[BEGIN EXCERPTED RECORDS]

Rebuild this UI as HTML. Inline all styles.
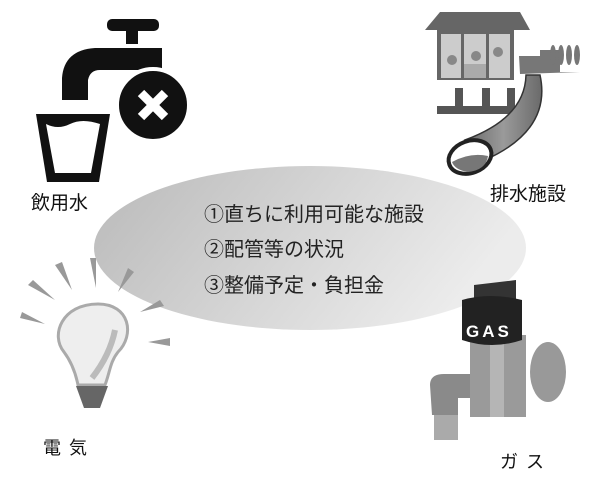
<!DOCTYPE html>
<html><head><meta charset="utf-8"><style>
html,body{margin:0;padding:0;background:#fff;width:600px;height:480px;overflow:hidden}
svg{display:block}
text{font-family:"Liberation Sans","Noto Sans CJK JP",sans-serif}
</style></head><body>
<svg width="600" height="480" viewBox="0 0 600 480" xmlns="http://www.w3.org/2000/svg">
<defs>
<linearGradient id="eg" x1="0" y1="0" x2="1" y2="0.3">
<stop offset="0" stop-color="#b9b9b9"/><stop offset="0.6" stop-color="#d8d8d8"/><stop offset="1" stop-color="#ececec"/>
</linearGradient>
<linearGradient id="pipe" x1="0" y1="0" x2="1" y2="0">
<stop offset="0" stop-color="#6a6a6a"/><stop offset="0.5" stop-color="#9a9a9a"/><stop offset="1" stop-color="#6a6a6a"/>
</linearGradient>
</defs>
<ellipse cx="310" cy="248" rx="216" ry="82" fill="url(#eg)"/>
<text x="204" y="221" font-size="20" fill="#222">①直ちに利用可能な施設</text>
<text x="204" y="256" font-size="20" fill="#222">②配管等の状況</text>
<text x="204" y="292" font-size="20" fill="#222">③整備予定・負担金</text>

<g fill="#111">
<rect x="107" y="19" width="52" height="12" rx="5"/>
<rect x="126" y="30" width="12" height="14"/>
<path d="M105 48 H162 V70 H100 Q90 70 88 80 V100 H62 V78 Q64 50 95 48 Z"/>
</g>
<circle cx="153" cy="105" r="36" fill="#111" stroke="#fff" stroke-width="4"/>
<path d="M141 93 L165 117 M165 93 L141 117" stroke="#fff" stroke-width="9"/>
<path d="M36 114 H110 L99 182 H47 Z" fill="#111"/>
<path d="M46 124 Q58 130 70 124 T100 124 L91 173 H55 Z" fill="#fff"/>
<text x="31" y="209" font-size="19" fill="#111">飲用水</text>

<g>
<path d="M425 30 L440 12 H520 L530 30 Z" fill="#666"/>
<rect x="437" y="30" width="77" height="50" fill="#666"/>
<rect x="441" y="34" width="20" height="44" fill="#ccc"/>
<rect x="464" y="34" width="22" height="44" fill="#ccc"/>
<rect x="489" y="34" width="21" height="44" fill="#ccc"/>
<circle cx="452" cy="60" r="5" fill="#888"/><circle cx="476" cy="56" r="5" fill="#888"/><circle cx="498" cy="52" r="5" fill="#888"/>
<rect x="464" y="64" width="22" height="14" fill="#aaa"/>
<rect x="437" y="106" width="94" height="8" fill="#555"/>
<rect x="455" y="88" width="8" height="20" fill="#555"/><rect x="482" y="88" width="8" height="20" fill="#555"/><rect x="507" y="88" width="8" height="20" fill="#555"/>
<path d="M519 56 H540 V50 H560 L560 72 H580 L520 74 Z" fill="#777"/>
<ellipse cx="553" cy="55" rx="3" ry="10" fill="#777"/><ellipse cx="561" cy="55" rx="3" ry="10" fill="#777"/><ellipse cx="569" cy="55" rx="3" ry="10" fill="#777"/><ellipse cx="577" cy="55" rx="3" ry="10" fill="#777"/>
<path d="M540 75 Q552 130 485 160 L465 140 Q525 118 526 75 Z" fill="url(#pipe)" stroke="#333" stroke-width="1.5"/>
<ellipse cx="470" cy="157" rx="22" ry="16" transform="rotate(-20 470 157)" fill="#fff" stroke="#222" stroke-width="4"/>
<path d="M452 162 Q470 152 488 156 Q486 170 468 172 Q455 170 452 162Z" fill="#777"/>
<text x="490" y="200" font-size="19" fill="#111">排水施設</text>
</g>

<g fill="#999">
<polygon points="55,265 62,262 72,290"/><polygon points="90,258 96,258 96,288"/><polygon points="128,268 134,272 118,292"/>
<polygon points="28,285 33,280 55,300"/><polygon points="160,300 164,306 140,312"/>
<polygon points="20,318 22,312 45,324"/><polygon points="170,338 170,346 148,342"/>
</g>
<path d="M98 304 C130 304 135 335 118 352 C110 362 110 372 105 385 H78 C75 370 70 360 64 352 C50 335 62 304 98 304Z" fill="#eee" stroke="#aaa" stroke-width="3"/>
<path d="M115 330 Q110 355 92 378" stroke="#bbb" stroke-width="6" fill="none"/>
<path d="M76 386 H108 L100 408 H84 Z" fill="#666"/>
<text x="43" y="454" font-size="18" fill="#111" letter-spacing="8">電気</text>

<ellipse cx="548" cy="372" rx="18" ry="30" fill="#999"/>
<rect x="470" y="335" width="56" height="82" fill="#9a9a9a"/>
<rect x="490" y="335" width="14" height="82" fill="#b5b5b5"/>
<path d="M474 285 L516 280 V300 H474 Z" fill="#333"/>
<path d="M462 300 Q490 292 522 300 V340 Q492 350 462 340 Z" fill="#222"/>
<text x="466" y="337" font-size="17" font-weight="bold" fill="#fff" letter-spacing="3">GAS</text>
<path d="M430 385 Q430 374 444 374 H470 V398 H458 V415 H432 Z" fill="#8a8a8a"/>
<rect x="434" y="415" width="24" height="25" fill="#aaa"/>
<text x="500" y="468" font-size="18" fill="#111" letter-spacing="8">ガス</text>
</svg>
</body></html>
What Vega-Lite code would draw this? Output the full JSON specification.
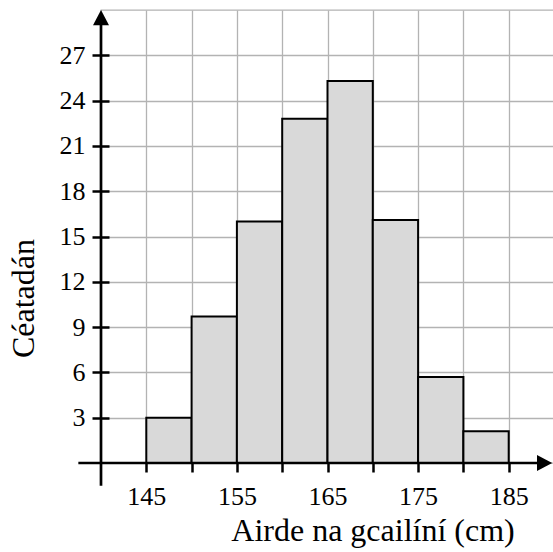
{
  "$schema": "https://vega.github.io/schema/vega-lite/v6.json",
  "width": 453,
  "height": 453,
  "autosize": {"type": "none"},
  "padding": {"left": 101, "top": 10, "right": 0, "bottom": 89},
  "background": "white",
  "config": {
    "view": {"stroke": "#b3b3b3", "strokeWidth": 1.3},
    "font": "Liberation Serif"
  },
  "datasets": {
    "bars": [
      {"start": 145, "end": 150, "percent": 3.0},
      {"start": 150, "end": 155, "percent": 9.7},
      {"start": 155, "end": 160, "percent": 16.0},
      {"start": 160, "end": 165, "percent": 22.8},
      {"start": 165, "end": 170, "percent": 25.3},
      {"start": 170, "end": 175, "percent": 16.1},
      {"start": 175, "end": 180, "percent": 5.7},
      {"start": 180, "end": 185, "percent": 2.1}
    ],
    "xaxis": [{"from": 137.5, "to": 189, "level": 0}],
    "yaxis": [{"pos": 140, "from": -1.5, "to": 29}],
    "xarrow": [{"x": 189.8, "y": 0}],
    "yarrow": [{"x": 140, "y": 30}]
  },
  "layer": [
    {
      "data": {"name": "bars"},
      "mark": {"type": "rect", "fill": "#d9d9d9", "stroke": "black", "strokeWidth": 2},
      "encoding": {
        "x": {
          "field": "start",
          "type": "quantitative",
          "scale": {"domain": [140, 190], "nice": false, "zero": false},
          "axis": {
            "title": "Airde na gcailíní (cm)",
            "values": [145, 150, 155, 160, 165, 170, 175, 180, 185],
            "labelExpr": "datum.value % 10 == 5 ? datum.label : ''",
            "domain": false,
            "grid": true,
            "gridColor": "#b3b3b3",
            "gridWidth": 1.3,
            "tickColor": "black",
            "tickWidth": 2.5,
            "tickSize": 9,
            "labelFont": "Liberation Serif",
            "labelFontSize": 26,
            "labelColor": "black",
            "labelPadding": 32,
            "labelBaseline": "alphabetic",
            "labelFlush": false,
            "labelOverlap": false,
            "titleFont": "Liberation Serif",
            "titleFontSize": 32,
            "titleFontWeight": "normal",
            "titleColor": "black",
            "titleX": 271.5,
            "titleY": 77,
            "titleBaseline": "alphabetic",
            "titleAlign": "center"
          }
        },
        "x2": {"field": "end"},
        "y": {
          "field": "percent",
          "type": "quantitative",
          "scale": {"domain": [0, 30], "nice": false, "zero": false},
          "axis": {
            "title": "Céatadán",
            "values": [3, 6, 9, 12, 15, 18, 21, 24, 27],
            "offset": -8,
            "domain": false,
            "grid": true,
            "gridColor": "#b3b3b3",
            "gridWidth": 1.3,
            "tickColor": "black",
            "tickWidth": 2.5,
            "tickSize": 17,
            "labelFont": "Liberation Serif",
            "labelFontSize": 26,
            "labelColor": "black",
            "labelPadding": 7,
            "labelFlush": false,
            "labelOverlap": false,
            "titleFont": "Liberation Serif",
            "titleFontSize": 32,
            "titleFontWeight": "normal",
            "titleColor": "black",
            "titleAngle": -90,
            "titleX": -76,
            "titleY": 288,
            "titleBaseline": "alphabetic",
            "titleAlign": "center"
          }
        },
        "y2": {"datum": 0}
      }
    },
    {
      "data": {"name": "xaxis"},
      "mark": {"type": "rule", "color": "black", "strokeWidth": 2.7},
      "encoding": {
        "x": {"field": "from", "type": "quantitative"},
        "x2": {"field": "to"},
        "y": {"field": "level", "type": "quantitative"}
      }
    },
    {
      "data": {"name": "yaxis"},
      "mark": {"type": "rule", "color": "black", "strokeWidth": 2.7},
      "encoding": {
        "x": {"field": "pos", "type": "quantitative"},
        "y": {"field": "from", "type": "quantitative"},
        "y2": {"field": "to"}
      }
    },
    {
      "data": {"name": "xarrow"},
      "mark": {"type": "point", "shape": "M0,0L-1.9,-1L-1.9,1Z", "filled": true, "size": 256, "color": "black", "opacity": 1},
      "encoding": {
        "x": {"field": "x", "type": "quantitative"},
        "y": {"field": "y", "type": "quantitative"}
      }
    },
    {
      "data": {"name": "yarrow"},
      "mark": {"type": "point", "shape": "M0,0L-1,1.9L1,1.9Z", "filled": true, "size": 256, "color": "black", "opacity": 1},
      "encoding": {
        "x": {"field": "x", "type": "quantitative"},
        "y": {"field": "y", "type": "quantitative"}
      }
    }
  ]
}
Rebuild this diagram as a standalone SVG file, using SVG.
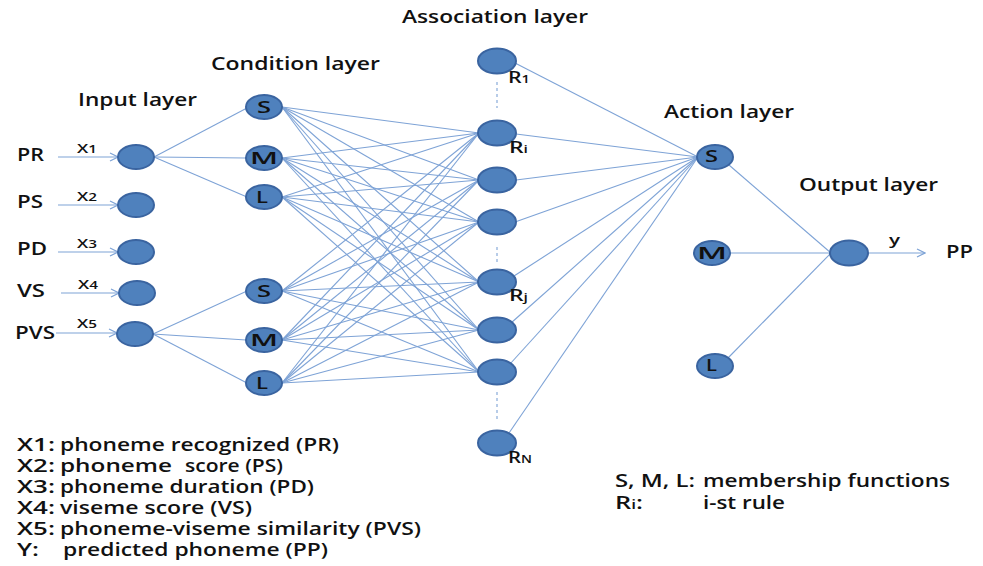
<svg xmlns="http://www.w3.org/2000/svg" width="983" height="566" viewBox="0 0 983 566">
<style>
.n{fill:#4f81bd;stroke:#3a64a0;stroke-width:2}
.c line{stroke:#7ea3d6;stroke-width:1.1}
.t{font-family:"Open Sans","Liberation Sans",sans-serif;fill:#111;font-weight:600}
.h{font-size:17.5px}
.lb{font-size:17.5px}
.nl{font-size:16px}
.d{stroke:#7ea3d6;stroke-width:1.3;stroke-dasharray:3,3}
</style>
<defs>
<marker id="a" markerWidth="10" markerHeight="10" refX="9" refY="5" orient="auto" markerUnits="userSpaceOnUse">
<path d="M1,1 L9,5 L1,9" fill="none" stroke="#7ea3d6" stroke-width="1.2"/>
</marker>
</defs>
<rect width="983" height="566" fill="#fff"/>
<g id="titles" class="t h">
<text x="402" y="23" textLength="186" lengthAdjust="spacingAndGlyphs">Association layer</text>
<text x="211" y="70" textLength="169" lengthAdjust="spacingAndGlyphs">Condition layer</text>
<text x="78" y="106" textLength="119" lengthAdjust="spacingAndGlyphs">Input layer</text>
<text x="664" y="118" textLength="130" lengthAdjust="spacingAndGlyphs">Action layer</text>
<text x="799" y="191" textLength="139" lengthAdjust="spacingAndGlyphs">Output layer</text>
</g>
<g id="connectors" class="c">
<line x1="58" y1="157" x2="118" y2="157" marker-end="url(#a)"/>
<line x1="58" y1="205" x2="118" y2="205" marker-end="url(#a)"/>
<line x1="58" y1="252" x2="118" y2="252" marker-end="url(#a)"/>
<line x1="61" y1="293" x2="119" y2="293" marker-end="url(#a)"/>
<line x1="56" y1="333" x2="117" y2="333" marker-end="url(#a)"/>
<line x1="154" y1="157" x2="247" y2="108"/>
<line x1="154" y1="157" x2="246" y2="158"/>
<line x1="154" y1="157" x2="247" y2="197"/>
<line x1="153" y1="334" x2="247" y2="291"/>
<line x1="153" y1="334" x2="246" y2="340"/>
<line x1="153" y1="334" x2="247" y2="383"/>
<line x1="282" y1="107" x2="479" y2="133"/><line x1="282" y1="107" x2="479" y2="180"/><line x1="282" y1="107" x2="479" y2="222"/><line x1="282" y1="107" x2="479" y2="282"/><line x1="282" y1="107" x2="479" y2="330"/><line x1="282" y1="107" x2="479" y2="372"/>
<line x1="282" y1="158" x2="479" y2="133"/><line x1="282" y1="158" x2="479" y2="180"/><line x1="282" y1="158" x2="479" y2="222"/><line x1="282" y1="158" x2="479" y2="282"/><line x1="282" y1="158" x2="479" y2="330"/><line x1="282" y1="158" x2="479" y2="372"/>
<line x1="282" y1="197" x2="479" y2="133"/><line x1="282" y1="197" x2="479" y2="180"/><line x1="282" y1="197" x2="479" y2="222"/><line x1="282" y1="197" x2="479" y2="282"/><line x1="282" y1="197" x2="479" y2="330"/><line x1="282" y1="197" x2="479" y2="372"/>
<line x1="282" y1="291" x2="479" y2="133"/><line x1="282" y1="291" x2="479" y2="180"/><line x1="282" y1="291" x2="479" y2="222"/><line x1="282" y1="291" x2="479" y2="282"/><line x1="282" y1="291" x2="479" y2="330"/><line x1="282" y1="291" x2="479" y2="372"/>
<line x1="282" y1="340" x2="479" y2="133"/><line x1="282" y1="340" x2="479" y2="180"/><line x1="282" y1="340" x2="479" y2="222"/><line x1="282" y1="340" x2="479" y2="282"/><line x1="282" y1="340" x2="479" y2="330"/><line x1="282" y1="340" x2="479" y2="372"/>
<line x1="282" y1="383" x2="479" y2="133"/><line x1="282" y1="383" x2="479" y2="180"/><line x1="282" y1="383" x2="479" y2="222"/><line x1="282" y1="383" x2="479" y2="282"/><line x1="282" y1="383" x2="479" y2="330"/><line x1="282" y1="383" x2="479" y2="372"/>
<line x1="515" y1="63" x2="698" y2="157"/>
<line x1="516" y1="134" x2="698" y2="157"/>
<line x1="516" y1="180" x2="698" y2="157"/>
<line x1="515" y1="222" x2="698" y2="157"/>
<line x1="514" y1="276" x2="698" y2="157"/>
<line x1="511" y1="323" x2="698" y2="157"/>
<line x1="510" y1="364" x2="698" y2="157"/>
<line x1="509" y1="433" x2="698" y2="157"/>
<line x1="729" y1="165" x2="831" y2="253"/>
<line x1="730" y1="253" x2="830" y2="253"/>
<line x1="728" y1="358" x2="831" y2="253"/>
<line x1="868" y1="253" x2="925" y2="253" marker-end="url(#a)"/>
<line class="d" x1="497" y1="82" x2="497" y2="108"/>
<line class="d" x1="497" y1="247" x2="497" y2="265"/>
<line class="d" x1="497" y1="392" x2="497" y2="422"/>
</g>
<g id="input-labels" class="t lb">
<text x="17" y="161" textLength="27" lengthAdjust="spacingAndGlyphs">PR</text>
<text x="17" y="208" textLength="26" lengthAdjust="spacingAndGlyphs">PS</text>
<text x="17" y="255" textLength="30" lengthAdjust="spacingAndGlyphs">PD</text>
<text x="17" y="297" textLength="28" lengthAdjust="spacingAndGlyphs">VS</text>
<text x="15" y="339" textLength="40" lengthAdjust="spacingAndGlyphs">PVS</text>
<text x="77" y="153" font-size="13" textLength="20" lengthAdjust="spacingAndGlyphs">X<tspan font-size="11">1</tspan></text>
<text x="77" y="201" font-size="13" textLength="20" lengthAdjust="spacingAndGlyphs">X<tspan font-size="11">2</tspan></text>
<text x="77" y="248" font-size="13" textLength="20" lengthAdjust="spacingAndGlyphs">X<tspan font-size="11">3</tspan></text>
<text x="78" y="289" font-size="13" textLength="20" lengthAdjust="spacingAndGlyphs">X<tspan font-size="11">4</tspan></text>
<text x="77" y="328" font-size="13" textLength="20" lengthAdjust="spacingAndGlyphs">X<tspan font-size="11">5</tspan></text>
</g>
<g id="in1"><ellipse class="n" cx="136" cy="157" rx="18" ry="12"/></g>
<g id="in2"><ellipse class="n" cx="136" cy="205" rx="18" ry="12"/></g>
<g id="in3"><ellipse class="n" cx="136" cy="252" rx="18" ry="12"/></g>
<g id="in4"><ellipse class="n" cx="137" cy="293" rx="18" ry="12"/></g>
<g id="in5"><ellipse class="n" cx="135" cy="334" rx="18" ry="12"/></g>
<g id="c1"><ellipse class="n" cx="264" cy="107" rx="18" ry="12"/><text class="t nl" x="257" y="113" textLength="14" lengthAdjust="spacingAndGlyphs">S</text></g>
<g id="c2"><ellipse class="n" cx="264" cy="158" rx="18" ry="12"/><text class="t nl" x="250" y="164" textLength="28" lengthAdjust="spacingAndGlyphs">M</text></g>
<g id="c3"><ellipse class="n" cx="264" cy="197" rx="18" ry="12"/><text class="t nl" x="256" y="203" textLength="12" lengthAdjust="spacingAndGlyphs">L</text></g>
<g id="c4"><ellipse class="n" cx="264" cy="291" rx="18" ry="12"/><text class="t nl" x="257" y="297" textLength="14" lengthAdjust="spacingAndGlyphs">S</text></g>
<g id="c5"><ellipse class="n" cx="264" cy="340" rx="18" ry="12"/><text class="t nl" x="250" y="346" textLength="28" lengthAdjust="spacingAndGlyphs">M</text></g>
<g id="c6"><ellipse class="n" cx="264" cy="383" rx="18" ry="12"/><text class="t nl" x="256" y="389" textLength="12" lengthAdjust="spacingAndGlyphs">L</text></g>
<g id="r1"><ellipse class="n" cx="497" cy="61" rx="19" ry="12.5"/><text class="t" x="508" y="83" font-size="16" textLength="22" lengthAdjust="spacingAndGlyphs">R<tspan font-size="11">1</tspan></text></g>
<g id="ri"><ellipse class="n" cx="497" cy="133" rx="19" ry="12.5"/><text class="t" x="509" y="153" font-size="16" textLength="19" lengthAdjust="spacingAndGlyphs">R<tspan font-size="11">i</tspan></text></g>
<g id="r3"><ellipse class="n" cx="497" cy="180" rx="19" ry="12.5"/></g>
<g id="r4"><ellipse class="n" cx="497" cy="222" rx="19" ry="12.5"/></g>
<g id="rj"><ellipse class="n" cx="497" cy="282" rx="19" ry="12.5"/><text class="t" x="509" y="301" font-size="16" textLength="19" lengthAdjust="spacingAndGlyphs">R<tspan font-size="11">j</tspan></text></g>
<g id="r6"><ellipse class="n" cx="497" cy="330" rx="19" ry="12.5"/></g>
<g id="r7"><ellipse class="n" cx="497" cy="372" rx="19" ry="12.5"/></g>
<g id="rn"><ellipse class="n" cx="497" cy="443" rx="19" ry="12.5"/><text class="t" x="508" y="463" font-size="16" textLength="24" lengthAdjust="spacingAndGlyphs">R<tspan font-size="11">N</tspan></text></g>
<g id="a1"><ellipse class="n" cx="715" cy="157" rx="18" ry="12"/><text class="t nl" x="705" y="162" textLength="13" lengthAdjust="spacingAndGlyphs">S</text></g>
<g id="a2"><ellipse class="n" cx="712" cy="253" rx="18" ry="12"/><text class="t nl" x="697" y="259" textLength="30" lengthAdjust="spacingAndGlyphs">M</text></g>
<g id="a3"><ellipse class="n" cx="715" cy="366" rx="18" ry="12"/><text class="t nl" x="706" y="371" textLength="11" lengthAdjust="spacingAndGlyphs">L</text></g>
<g id="out"><ellipse class="n" cx="849" cy="253" rx="19" ry="12.5"/></g>
<g id="out-labels" class="t">
<text x="889" y="245" font-size="15" textLength="11" lengthAdjust="spacingAndGlyphs">y</text>
<text x="946" y="258" font-size="17.5" textLength="27" lengthAdjust="spacingAndGlyphs">PP</text>
</g>
<g id="legend" class="t" font-size="17.5">
<text x="17" y="451" textLength="38" lengthAdjust="spacingAndGlyphs">X1:</text>
<text x="60" y="451" textLength="279" lengthAdjust="spacingAndGlyphs">phoneme recognized (PR)</text>
<text x="17" y="472" textLength="38" lengthAdjust="spacingAndGlyphs">X2:</text>
<text x="60" y="472" textLength="112" lengthAdjust="spacingAndGlyphs">phoneme</text>
<text x="185" y="472" textLength="98" lengthAdjust="spacingAndGlyphs">score (PS)</text>
<text x="17" y="493" textLength="38" lengthAdjust="spacingAndGlyphs">X3:</text>
<text x="60" y="493" textLength="254" lengthAdjust="spacingAndGlyphs">phoneme duration (PD)</text>
<text x="17" y="514" textLength="38" lengthAdjust="spacingAndGlyphs">X4:</text>
<text x="60" y="514" textLength="192" lengthAdjust="spacingAndGlyphs">viseme score (VS)</text>
<text x="17" y="535" textLength="38" lengthAdjust="spacingAndGlyphs">X5:</text>
<text x="60" y="535" textLength="361" lengthAdjust="spacingAndGlyphs">phoneme-viseme similarity (PVS)</text>
<text x="17" y="556" textLength="22" lengthAdjust="spacingAndGlyphs">Y:</text>
<text x="63" y="556" textLength="265" lengthAdjust="spacingAndGlyphs">predicted phoneme (PP)</text>
<text x="615" y="487" textLength="80" lengthAdjust="spacingAndGlyphs">S, M, L:</text>
<text x="703" y="487" textLength="247" lengthAdjust="spacingAndGlyphs">membership functions</text>
<text x="615" y="509" textLength="28" lengthAdjust="spacingAndGlyphs">R<tspan font-size="12">i</tspan>:</text>
<text x="703" y="509" textLength="82" lengthAdjust="spacingAndGlyphs">i-st rule</text>
</g>
</svg>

[END EXCERPTED RECORDS]

» PROBLEM DETAILS:
Copy every line above that holds the word "Rebuild".

» EXERCISE RESULT:
Rebuild this UI as HTML. Inline all styles.
Rebuild this diagram as a standalone SVG file, using SVG.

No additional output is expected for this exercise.